Si è sposata dunque, da una parte di giurisprudenza (ne è prova la Cassazione n. 18171 del 2013 sopra citata) questa linea di demarcazione patrimonialistica che esclude, nell’assenza di un patrimonio da gestire, l’interdizione giudiziale, essendo proporzionato, appunto, per siffatte necessità, il mezzo dell’amministrazione di sostegno. Ma è un criterio corretto? Possono sempre nominarsi due amministratori: uno che cura il profilo personale del beneficiario ed un altro quello economico.

La proposta di considerare la consistenza e la complessità del patrimonio del soggetto incapace, e di propendere, quindi, per la sua interdizione giudiziale, quando concorra l’assoluta gravità e abitualità dell’infermità, è insoddisfacente e certamente non spiegherebbe la scelta fatta dal Tribunale di Aosta che ha valutato l’interdizione giudiziale senza fare alcuna valutazione in merito al patrimonio dell’interdicendo.

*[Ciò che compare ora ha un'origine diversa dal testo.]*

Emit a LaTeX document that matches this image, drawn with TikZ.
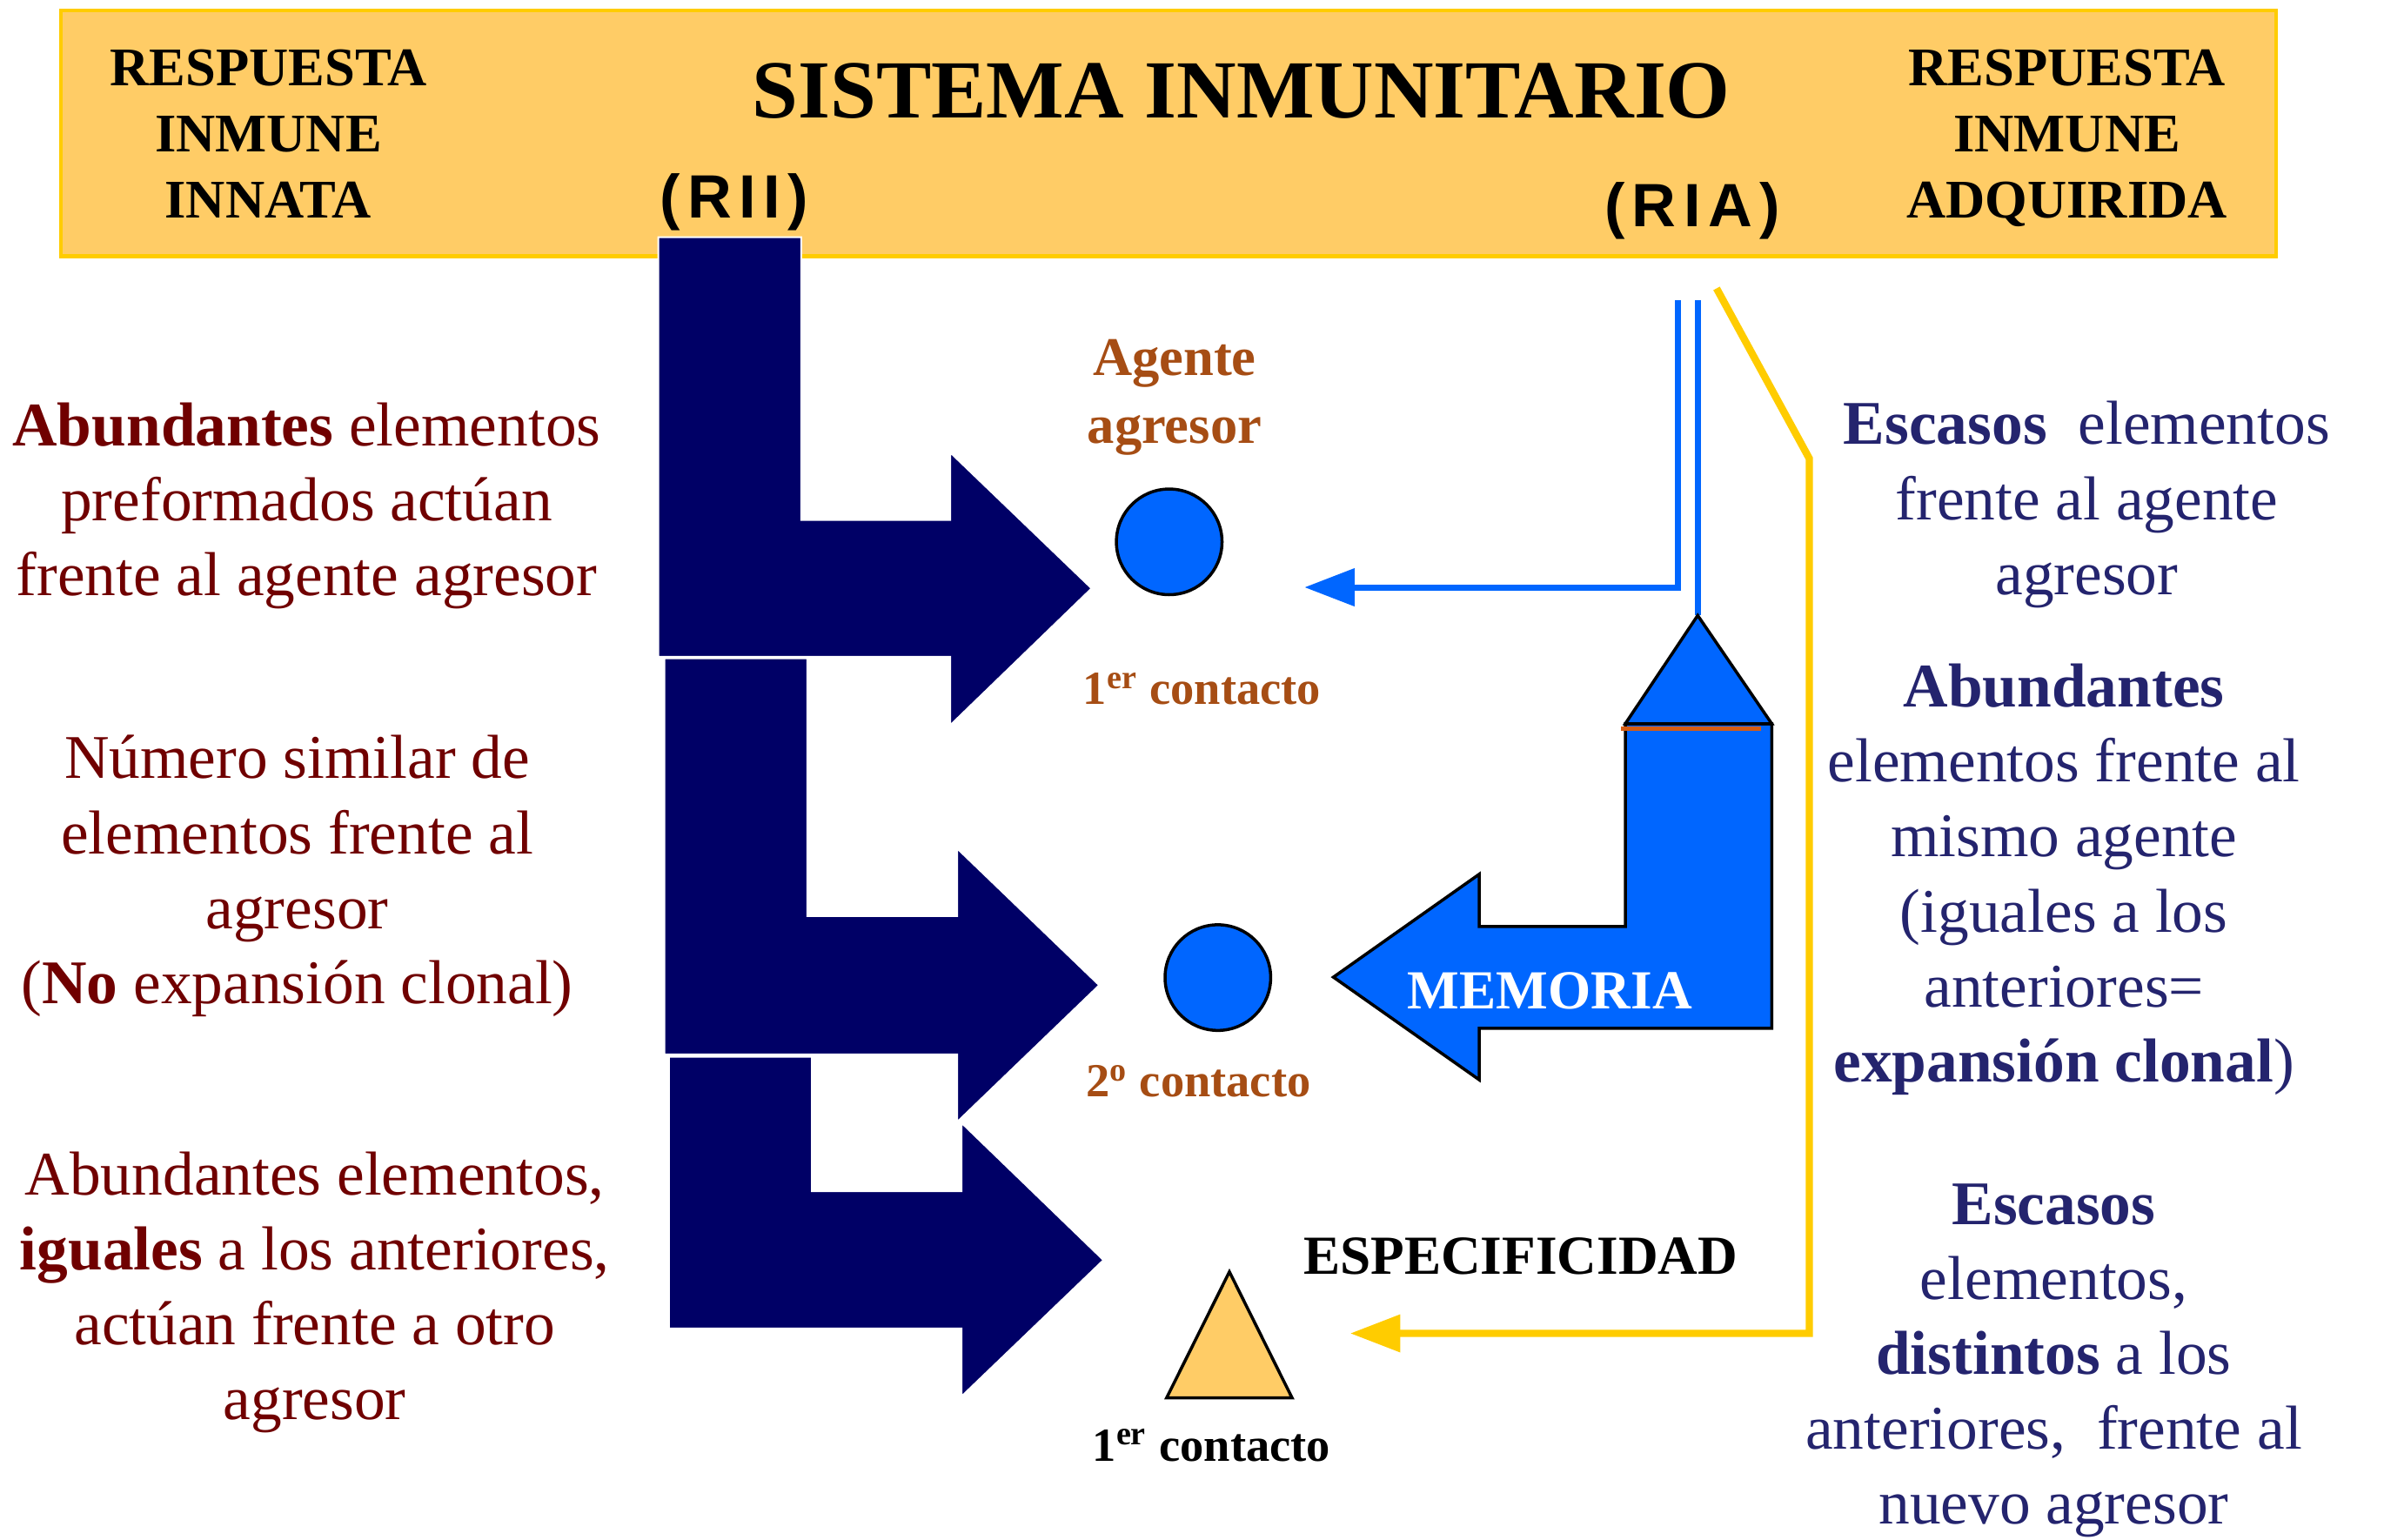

Vi sono però altre decisioni giudiziali che hanno ritenuto che l’amministratore di sostegno non può integralmente sostituirsi al beneficiario: se la persona da assistere non abbia alcuna capacità residua, deve ricorrersi allo strumento dell’interdizione giudiziale, non potendo trovare applicazione l’istituto dell’amministrazione di sostegno, che potrebbe assicurare assistenza, solo per singoli e specifici atti. Si è sostenuto, inoltre, che l’amministrazione di sostegno è misura ordinaria da adottare a tutela dei soggetti con un deficit psichico di grado lieve, o con menomazioni fisiche o psichiche tali da impedire loro un’ottimale cura dei proprî interessi, specie se la persona non abbia patrimonio immobiliare. In altri termini, l’interdizione è quella misura che se pur residuale, deve essere adottata al fine di tutelare la persona priva di ogni freno inibitorio e di capacità critica, con danno per sè stessa e per i terzi.

E’ un panorama variegato quello che si prospetta sul tema. Ad esempio, nel 2018 la Suprema Corte (Cassazione, ordinanza 7 marzo 2018, n. 5492) ha affermato che atteso che la prodigalità configura autonoma causa d’inabilitazione, ai sensi dell’art. 415, comma 2, cod. civ., indipendentemente da una sua derivazione da specifica malattia o comunque infermità, può adottarsi la misura di protezione dell’amministrazione di sostegno, nell’interesse del beneficiario, anche in presenza dei presupposti di interdizione o di inabilitazione e dunque anche quando ricorra tale condizione.” E’ la stessa legge che collega l’inabilitazione alla ricorrenza di un pregiudizio economico per il soggetto o per la sua famiglia. Se ne dovrebbe dedurre, dunque, che l’individuo, per quanto prodigo o dipendente dal consumo d’alcool o stupefacenti, in assenza della prospettiva d’indigenza, non possa essere inabilitato, a meno che non risulti affetto da una menomazione psichica.

Forse, la cosa dovrebbe guardarsi da un’altra angolazione: il dissipare il patrimonio dovrebbe essere causa di amministrazione di sostegno perché alla perdita del patrimonio e all’indigenza consegue la perdita della propria autonomia. Come nel caso dei ludopatici.

La novella del 2004 ha il merito di aver avviato in maniera compiuta, nel nostro ordinamento, un nuovo movimento culturale nell’area della tutela legale offerta alle persone prive di autonomia, proponendone una definizione radicalmente trasformata, che, abbandonata quella di infermo, ne abbraccia una assai ampia: quella di soggetto in tutto o in parte privo di autonomia, ossia, di un soggetto “fragile”, anche se si auspica da tempo una riforma legislativa finalizzata al rafforzamento dell’amministrazione di sostegno e all’abrogazione dell’interdizione e dell’inabilitazione.

E le poche cose dette fin qui ne sono prova.